Music file: 93dB SPL peak and 81dB SPL average
M-noise: 94dB SPL peak and 77dB SPL average
Now I'm not claiming these values are perfectly matching with calculated numbers, but this little experiment shows SPL peak is one and the same for a given V_pk value. It also reflects the difference between average SPL values differing with differing Vrms. The fact that difference between peak and average SPL for M-noise (17dB) matches almost exactly with 17.9dB crest value gives me even more confidence.
Therefore, I believe we can confidently say that peak SPL for a given V_pk is the same regardless of the source (signal). What differs from one signal to the other (one crest factor to the other) is the average SPL for a given peak SPL. Since max V_pk (hence peak SPL max) is determined by the clipping point of the amp, the only thing different between tracks with different dynamic range would be the average SPL at clipping point (again, peak SPL being the same).
So, at what point does "loss of fidelity" occur? It occurs when peak of the audio signal reaches the clipping voltage of the amplifier and you keep on incerasing the volume, at which point you have reached (maybe even exceeded) the peak SPL of your system already.
Here is a high dynamic range music track with even higher crest value than M-noise, with V_pk/Vrms = 5
When there's no clipping, Rekkr can reproduce the entire audio signal under V_pk = 8.6V
Again taking a quick and dirty SPL measurement:
High dynamic range music track: 101dB SPL peak and 81dB SPL average (notice the measured difference is 20dB)

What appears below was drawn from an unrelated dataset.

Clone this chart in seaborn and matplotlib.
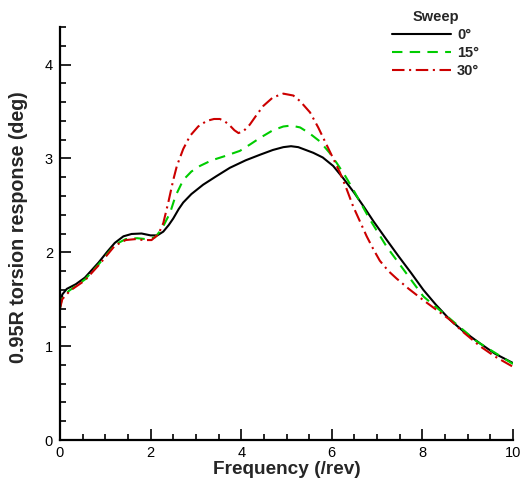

Here is what happens when I push the volume further up:
V_pk doesn't go any higher than 9V but Vrms goes on rising (up to 4.84V in this example), first compressing the dynamic range, then turning the audio signal into utter garbage past the red line.
But none of this ever happens before you hit 101dB SPL peak (or whatever the actual max SPL peak level of the amp is), which is already annoyingly loud in my opinion, and that's the only opinion I have ithroughout this write-up.
I hope this helps. Now, I'm no audio engineer, so it would certainly help me if anyone can show me the error of my ways as they catch them.